Have a very specific marketing goal — colour may be able to help you achieve it. For example, studies have shown that yellow is utilised to grab attention and should perhaps be the colour of choice in store windows, while red is most people’s key indicator of discount prices and ‘urgency’ and should be used on clearance sales posters for optimum effect. Also, both these shades are warm colours. According to an experiment, these are better at sticking in a viewer’s memory than cool colours (like blue and green). So, it might be good to use them on promotional ads to keep consumers thinking about your offer for longer, as well as your brand logo itself to ensure you come to mind when they next need a product or service you offer.
Aside from individual colours, how you merge two or more hues can also have an effect on perception. Another study found that contrasting shades also improved readability — essential if you want your outdoor banner to be seen by more people from a greater distance.
While personal experiences and cultural backgrounds also influence what we think about different shades, it’s clear that it plays a role in our cognitive process and is worth your consideration when it comes to attracting a customer to your brand.
The colours of the world’s best brand logos
Forget advertisements for a moment — what about the colour of brand logos? According to research compiled by Kissmetrics, 85% of shoppers surveyed say colour is a primary reason for buying something. Also, it was found that colour boosts brand recognition by around 80%.

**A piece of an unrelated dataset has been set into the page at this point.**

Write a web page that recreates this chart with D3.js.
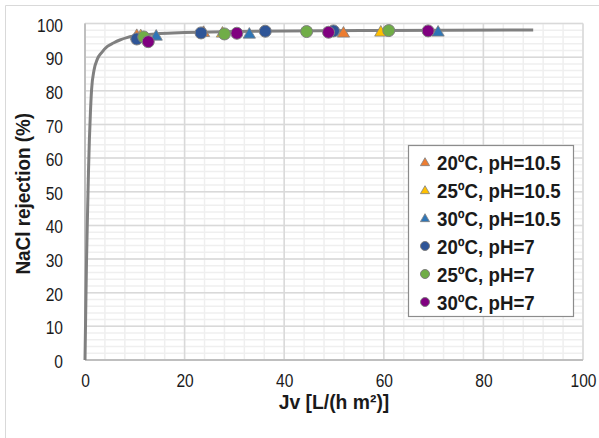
<!DOCTYPE html>
<html><head><meta charset="utf-8">
<script src="https://cdn.jsdelivr.net/npm/d3@7/dist/d3.min.js"></script>
<style>body{margin:0;background:#fff}svg{display:block}</style>
</head><body><svg id="c" width="599" height="438"></svg>
<script>
const xTicks = [0,20,40,60,80,100];
const yTicks = [0,10,20,30,40,50,60,70,80,90,100];
const seriesNames = ["20ºC, pH=10.5","25ºC, pH=10.5","30ºC, pH=10.5","20ºC, pH=7","25ºC, pH=7","30ºC, pH=7"];
const seriesShapes = ["triangle","triangle","triangle","circle","circle","circle"];
const seriesColors = ["#ED7D31","#FFC000","#2E75B6","#2F5597","#70AD47","#800080"];
const s20pH105 = [[10.4,96.6],[23.8,97.5],[51.9,97.3]];
const s25pH105 = [[11.2,96.5],[27.6,97.3],[59.4,97.6]];
const s30pH105 = [[14.3,96.4],[33.0,97.0],[70.9,97.6]];
const s20pH7 = [[10.4,95.4],[23.3,97.2],[36.2,97.7],[49.9,97.8]];
const s25pH7 = [[11.8,96.0],[28.0,96.9],[44.5,97.6],[61.0,97.9]];
const s30pH7 = [[12.7,94.6],[30.5,97.1],[48.9,97.4],[68.9,97.8]];
const seriesData = [s20pH105,s25pH105,s30pH105,s20pH7,s25pH7,s30pH7];
const fitCurve = [[0,0],[0.15,15],[0.3,29],[0.5,43],[0.7,56],[0.87,65],[1.1,74],[1.33,80.5],[1.8,86],[2.5,89.5],[3.3,91.3],[4.5,93.2],[5.7,94.2],[7,95.1],[8.4,95.8],[10,96.3],[15,97.0],[20,97.3],[30,97.6],[40,97.8],[60,97.95],[90,98.05]];

const svg = d3.select("#c");
const L=85, R=583, T=23.5, B=360;
const x = d3.scaleLinear().domain([0,100]).range([L,R]);
const y = d3.scaleLinear().domain([0,100]).range([B,T]);
const FONT = "'Liberation Sans',Arial,sans-serif";
function squeeze(sel, f){ sel.each(function(){ const w=this.getComputedTextLength(); d3.select(this).attr("textLength",w*f).attr("lengthAdjust","spacingAndGlyphs"); }); }

svg.append("path").attr("d","M5.5,438V5.5H599").attr("fill","none").attr("stroke","#d9d9d9").attr("stroke-width",1);

const g = svg.append("g");
d3.range(0,101,4).forEach(v=>{ g.append("line").attr("x1",x(v)).attr("x2",x(v)).attr("y1",T).attr("y2",B).attr("stroke","#efefef").attr("stroke-width",1.5); });
d3.range(0,101,2).forEach(v=>{ g.append("line").attr("x1",L).attr("x2",R).attr("y1",y(v)).attr("y2",y(v)).attr("stroke","#efefef").attr("stroke-width",1.5); });
xTicks.forEach(v=>{ g.append("line").attr("x1",x(v)).attr("x2",x(v)).attr("y1",T).attr("y2",B).attr("stroke","#d9d9d9").attr("stroke-width",1.5); });
yTicks.forEach(v=>{ g.append("line").attr("x1",L).attr("x2",R).attr("y1",y(v)).attr("y2",y(v)).attr("stroke","#d9d9d9").attr("stroke-width",1.5); });
svg.append("line").attr("x1",L).attr("x2",L).attr("y1",T).attr("y2",B).attr("stroke","#bfbfbf").attr("stroke-width",2);
svg.append("line").attr("x1",L).attr("x2",R).attr("y1",B).attr("y2",B).attr("stroke","#bfbfbf").attr("stroke-width",2);

const xAxis = d3.axisBottom(x).tickValues(xTicks).tickSize(0).tickPadding(14);
const ya = d3.axisLeft(y).tickValues(yTicks).tickSize(0).tickPadding(22);
const gx = svg.append("g").attr("transform",`translate(0,${B})`).call(xAxis);
const gy = svg.append("g").attr("transform",`translate(${L},1.5)`).call(ya);
gx.select(".domain").remove();
gx.selectAll("text").attr("font-family",FONT).attr("font-size",19).attr("fill","#1a1a1a").attr("transform","scale(0.82,1)");
gy.select(".domain").remove();
gy.selectAll("text").attr("font-family",FONT).attr("font-size",19).attr("fill","#1a1a1a").call(squeeze,0.82);

svg.append("text").attr("x",(L+R)/2).attr("y",409).attr("text-anchor","middle")
  .attr("font-family",FONT).attr("font-weight","bold").attr("font-size",21).attr("fill","#1a1a1a")
  .text("Jv [L/(h m²)]").call(squeeze,0.92);
svg.append("text").attr("transform",`translate(30,${(T+B)/2 + 2}) rotate(-90)`).attr("text-anchor","middle")
  .attr("font-family",FONT).attr("font-weight","bold").attr("font-size",21).attr("fill","#1a1a1a")
  .text("NaCl rejection (%)").call(squeeze,0.9);

svg.append("path").datum(fitCurve)
  .attr("d", d3.line().x(d=>x(d[0])).y(d=>y(d[1])).curve(d3.curveMonotoneX))
  .attr("fill","none").attr("stroke","#808080").attr("stroke-width",3);

const triSym = d3.symbol().type(d3.symbolTriangle);
function marker(sel, shape, color, size){
  if(shape==="circle"){
    sel.append("circle").attr("r",size/2).attr("fill",color).attr("stroke","#7f7f7f").attr("stroke-width",1);
  } else {
    sel.append("path").attr("d",triSym.size(size*size*0.45)()).attr("transform","translate(0,1)").attr("fill",color).attr("stroke","#7f7f7f").attr("stroke-width",0.8);
  }
}
seriesData.forEach((data,i)=>{
  const gs = svg.append("g");
  data.forEach(d=>{
    const m = gs.append("g").attr("transform",`translate(${x(d[0])},${y(d[1])})`);
    marker(m, seriesShapes[i], seriesColors[i], 12);
  });
});

const lg = svg.append("g");
lg.append("rect").attr("x",408.5).attr("y",145.5).attr("width",165).attr("height",171).attr("fill","#fff").attr("stroke","#8c8c8c").attr("stroke-width",1.2);
seriesNames.forEach((n,i)=>{
  const yy = 162 + i*28;
  const m = lg.append("g").attr("transform",`translate(425,${yy})`);
  marker(m, seriesShapes[i], seriesColors[i], 9);
  lg.append("text").attr("x",437).attr("y",yy+7.5).attr("font-family",FONT).attr("font-weight","bold").attr("font-size",21).attr("fill","#1a1a1a").text(n).call(squeeze,0.89);
});
</script></body></html>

Could it be that different colours can make us think differently about a brand? Here are the emotions associated with each colour and examples of the successful brands that use them:
|Optimism and youth
|Chupa Chups and McDonalds
|Growth and relaxation
|Starbucks and Asda
|Romance and femininity
|Barbie and Very
|Creative and wise
|Cadbury and Hallmark
|Power and luxury
|Chanel and Adidas
|Confidence and happiness
|Nickelodeon and Fanta
|Energy and excitement
|Coca Cola and Virgin Holidays
|Trust and security
|Barclays and the NHS
So, which brand is doing it right regarding its logo colour? Inciting trust for a bank is important, which may be why Barclays chose blue, while Starbucks wants you to relax at their coffee shops and Virgin Holidays wants you to get excited about booking a trip.
Writer of Colour Psychology Today, June Mcleod, commented: “One of the greatest assets and one of the easiest ways to sway decision or attract an emotive response — or alienate a consumer — is through colour. Purple with Cadbury; Shell with Yellow; National Trust with Green — they all work and work wonderfully well.”

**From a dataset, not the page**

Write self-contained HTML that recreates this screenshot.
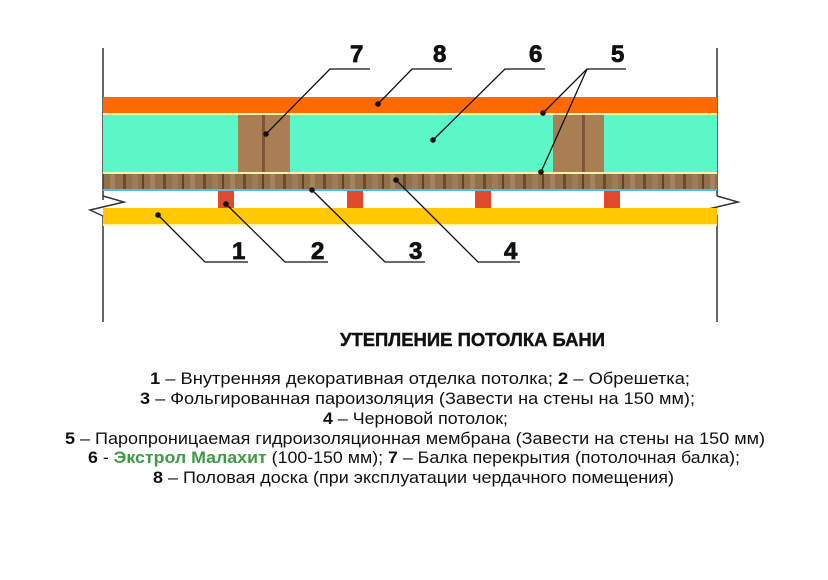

Of course, you can choose whichever colour you like for your own company’s logo. But, consider the statistic that 80% of clients think a colour is accountable for brand recognition. If you want your customers to gain a sense of loyalty and familiarity with your brand, the colour should reflect your brand’s products, services and character.

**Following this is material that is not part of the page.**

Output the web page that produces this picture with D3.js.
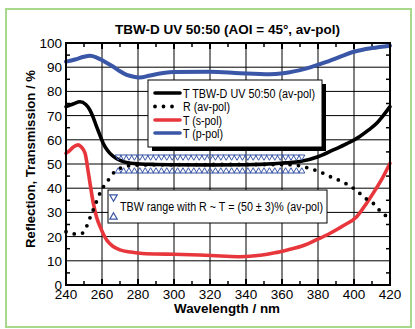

Practically using colour in advertising
Don’t worry that it’s too late to start bringing what you know about colour psychology to your workplace. Take well-known beer company, Carlsberg, for example. The marketing team here worked to rebrand using colour with great success. Using white for its Carlberg Export packaging and changing its formerly green bottles to brown; the company achieved 10,000 new distribution points and a sales increase of 10% in the 12 weeks leading to summer in 2017.
Here are our top tips for implementing colour psychology into your brand when marketing:
- Using conflicting shades (e.g. red and green) can improve text clearness — essential considering you have just seven seconds to make a bold first impression.
- There are clearly differences in how men and women perceive colour. Who do you mainly sell to? If it’s men, perhaps take these gender studies on board and avoid purple…
- Experiments show an association between colour and emotion. Decide on what you want consumers to think about your brand and choose a hue that reflects this personality — whether it’s energetic (red) or reliable (blue).
- Use the warm shades red and yellow on your print ads to raise the chances of catching the eyes of people walking by your store.
Harness the authority of colour in 2018 by revaluating your colour choices in your next marketing campaign.